Manoucehr Bahmanzadeh, aged 52, and Tom Costelloe, aged 37, were jailed for nine years and five years respectively in July after being found guilty of allowing ecstasy to be dealt in the Union Street nightclub.
During the trial at Plymouth Crown Court, 24 undercover police officers gave evidence anonymously and behind screens, visible only to the judge, the jury and counsel.
The officers impersonated drug-buyers inside the club during Operation Jonamac, which ran between December 2005 and May 2006.
At one stage the trial was halted to allow legal discussion of the use of anonymous undercover officers, following a decision by the House of Lords over an ongoing but unconnected trial.
It was argued by Costelloe’s barrister Alan Newman QC that each officer needed to be re-examined without the benefit of a screen. He claimed Costelloe needed to see if any of the people who had offered him drugs at the club were officers acting as ‘agent provocateurs’. He also insisted they needed to see Costelloe to determine whether any of them ever bought drugs in his presence.

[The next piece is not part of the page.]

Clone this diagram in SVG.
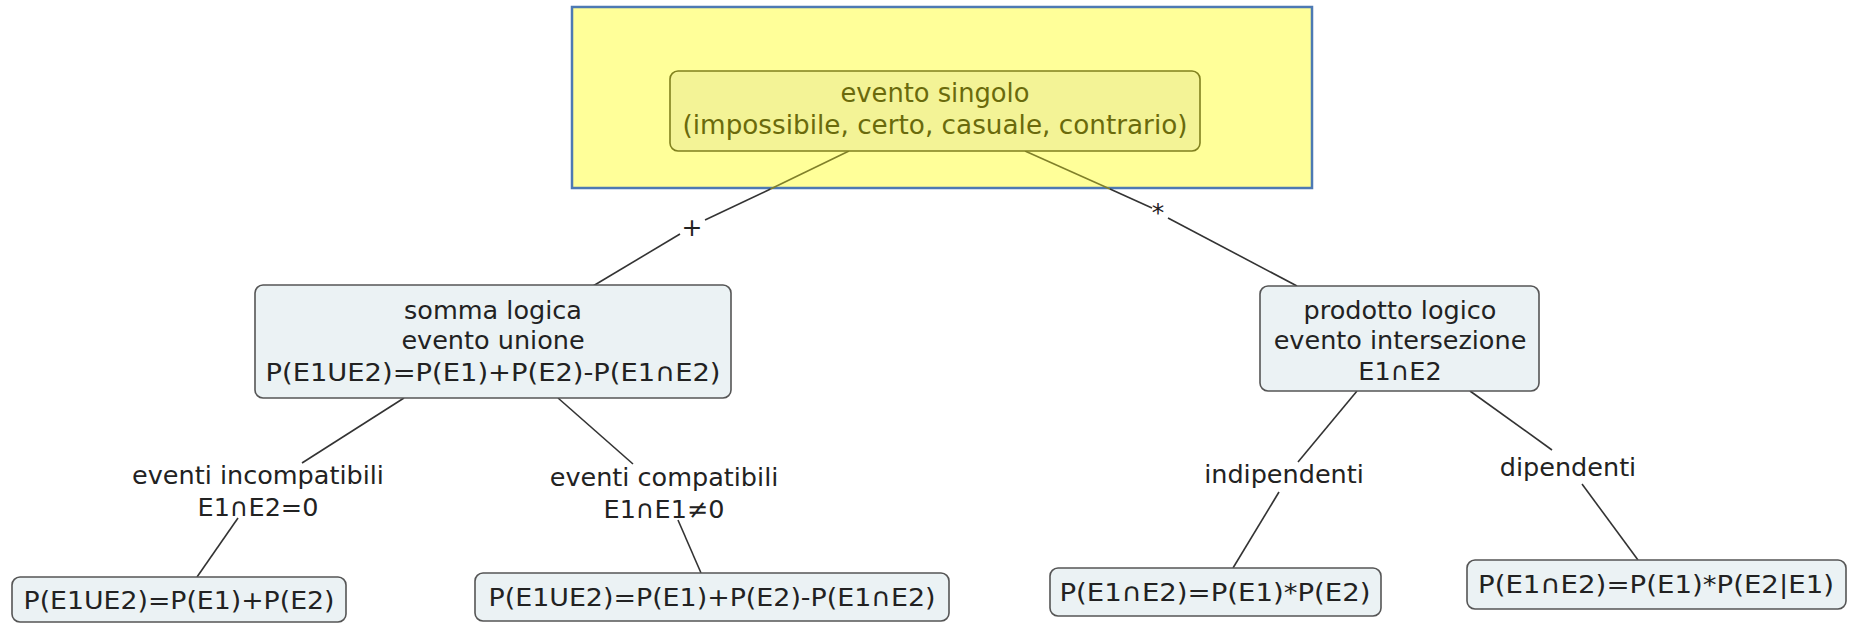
<svg xmlns="http://www.w3.org/2000/svg" width="1854" height="623" viewBox="0 0 1854 623">
  <style>
    .node rect { fill: #ebf2f4; stroke: #555; stroke-width: 1.6; }
    text { font-family: "DejaVu Sans", Verdana, sans-serif; font-size: 25.5px; fill: #222; text-anchor: middle; }
    .top rect { fill: #f3f396; stroke: #80801e; stroke-width: 1.6; }
    .top text { fill: #6a6a0c; font-size: 26px; }
    .links line { stroke: #333; stroke-width: 1.6; }
    .links line.olive { stroke: #80802a; }
    .lbl { font-size: 25px; }
  </style>

  <!-- highlight panel behind the root concept -->
  <rect id="panel" x="572" y="7" width="740" height="181" fill="#ffff99" stroke="#4d79b3" stroke-width="2.5"/>

  <g class="links">
    <!-- root to somma logica, via "+" -->
    <line class="olive" x1="849" y1="151" x2="770.5" y2="189"/>
    <line x1="770.5" y1="189" x2="705" y2="220"/>
    <line x1="680" y1="234" x2="593" y2="286"/>
    <!-- root to prodotto logico, via "*" -->
    <line class="olive" x1="1025" y1="151" x2="1110" y2="189"/>
    <line x1="1110" y1="189" x2="1152" y2="208"/>
    <line x1="1168" y1="218" x2="1297" y2="286"/>
    <!-- somma logica branches -->
    <line x1="404" y1="398" x2="302" y2="463"/>
    <line x1="238" y1="518" x2="197" y2="577"/>
    <line x1="558" y1="398" x2="633" y2="464"/>
    <line x1="678" y1="520" x2="701" y2="573"/>
    <!-- prodotto logico branches -->
    <line x1="1357" y1="391" x2="1298" y2="462"/>
    <line x1="1279" y1="492" x2="1233" y2="568"/>
    <line x1="1470" y1="391" x2="1552" y2="450"/>
    <line x1="1582" y1="484" x2="1638" y2="560"/>
  </g>

  <!-- connector labels -->
  <text class="lbl" x="692" y="236">+</text>
  <text class="lbl" x="1158" y="221">*</text>

  <g id="n-root" class="top">
    <rect x="670" y="71" width="530" height="80" rx="8"/>
    <text x="935" y="102" textLength="189" lengthAdjust="spacingAndGlyphs">evento singolo</text>
    <text x="935" y="134" textLength="505" lengthAdjust="spacingAndGlyphs">(impossibile, certo, casuale, contrario)</text>
  </g>

  <g id="n-somma" class="node">
    <rect x="255" y="285" width="476" height="113" rx="8"/>
    <text x="493" y="319">somma logica</text>
    <text x="493" y="349">evento unione</text>
    <text x="493" y="381" textLength="455" lengthAdjust="spacingAndGlyphs">P(E1UE2)=P(E1)+P(E2)-P(E1∩E2)</text>
  </g>

  <g id="n-prodotto" class="node">
    <rect x="1260" y="286" width="279" height="105" rx="8"/>
    <text x="1400" y="319">prodotto logico</text>
    <text x="1400" y="349">evento intersezione</text>
    <text x="1400" y="380">E1∩E2</text>
  </g>

  <g id="n-incompatibili">
    <text x="258" y="484">eventi incompatibili</text>
    <text x="258" y="516">E1∩E2=0</text>
  </g>

  <g id="n-compatibili">
    <text x="664" y="486">eventi compatibili</text>
    <text x="664" y="518">E1∩E1≠0</text>
  </g>

  <g id="n-indipendenti">
    <text x="1284" y="483">indipendenti</text>
  </g>

  <g id="n-dipendenti">
    <text x="1568" y="476">dipendenti</text>
  </g>

  <g id="n-unione-inc" class="node">
    <rect x="12" y="577" width="334" height="45" rx="8"/>
    <text x="179" y="609" textLength="311" lengthAdjust="spacingAndGlyphs">P(E1UE2)=P(E1)+P(E2)</text>
  </g>

  <g id="n-unione-comp" class="node">
    <rect x="475" y="573" width="474" height="48" rx="8"/>
    <text x="712" y="606" textLength="447" lengthAdjust="spacingAndGlyphs">P(E1UE2)=P(E1)+P(E2)-P(E1∩E2)</text>
  </g>

  <g id="n-int-indip" class="node">
    <rect x="1050" y="568" width="331" height="48" rx="8"/>
    <text x="1215" y="601" textLength="311" lengthAdjust="spacingAndGlyphs">P(E1∩E2)=P(E1)*P(E2)</text>
  </g>

  <g id="n-int-dip" class="node">
    <rect x="1467" y="560" width="379" height="49" rx="8"/>
    <text x="1656" y="593" textLength="356" lengthAdjust="spacingAndGlyphs">P(E1∩E2)=P(E1)*P(E2|E1)</text>
  </g>
</svg>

Presiding trial Judge Francis Gilbert rejected the application and, after the jury found the pair guilty, he told the defendants they had allowed the ‘rampant, overt and blatant’ sale of ecstasy at the former theatre.
In late October lawyers for Bahmanzadeh and Costelloe took the case to the Court of Appeal in London, arguing that the use of anonymous police witnesses breached their human rights.
However, following the appeal hearing, which sat before a rarely-convened five-judge court, headed by the Lord Chief Justice, they have been told they will remain in jail.
Dismissing their appeals, the Lord Chief Justice, Lord Judge, said the identities of the anonymous police witnesses were irrelevant to the issues the jury had to decide.
Their evidence, he said, had been extensively tested by defence lawyers, but their individual credibility had never been challenged.
Keeping their identities a secret, the judge added, had been ‘necessary to prevent real harm to the public interest’.
In addition, he said there was ‘ample evidence from witnesses other than the undercover officers from which the jury could infer that the offence was proved against these appellants’.
Lord Judge went on to explain that Bahmanzadeh and Costelloe – described by their own barristers as ordinary individuals with no connections to the criminal fraternity – did not pose a risk to the officers, but were more likely to be targeted by criminals who wanted to know the identities of undercover police officers.
“It would not have been sensible to have depended on the understanding of these appellants of the principles of confidentiality to secure the safety of the officers,” he said.
He said the two jailed men ‘were enabled properly and fully to test the evidence of the anonymous witnesses to strengthen their own cases or to undermine the case for the prosecution.’
He called Judge Gilbert’s order ‘sound and realistic’ and deemed the convictions safe before dismissing the appeal.
Lead investigator Det Insp Dave Huggett said he was happy with the outcome of the appeal.
“I would like to reiterate that this is not about the fact that they did all they could [to prevent dealing in the club], because the fact is they did nothing”, he said.
“Nothing changed from when we went in at the beginning of the undercover operation to the day we executed the warrant. They didn’t update their staff; they didn’t put in place our recommendations to tackle the problem.
“They were complicit in what went on there. They didn’t want it to stop because it was about getting people in through the doors. They may not have been dealing themselves, but their gain was the people coming in.”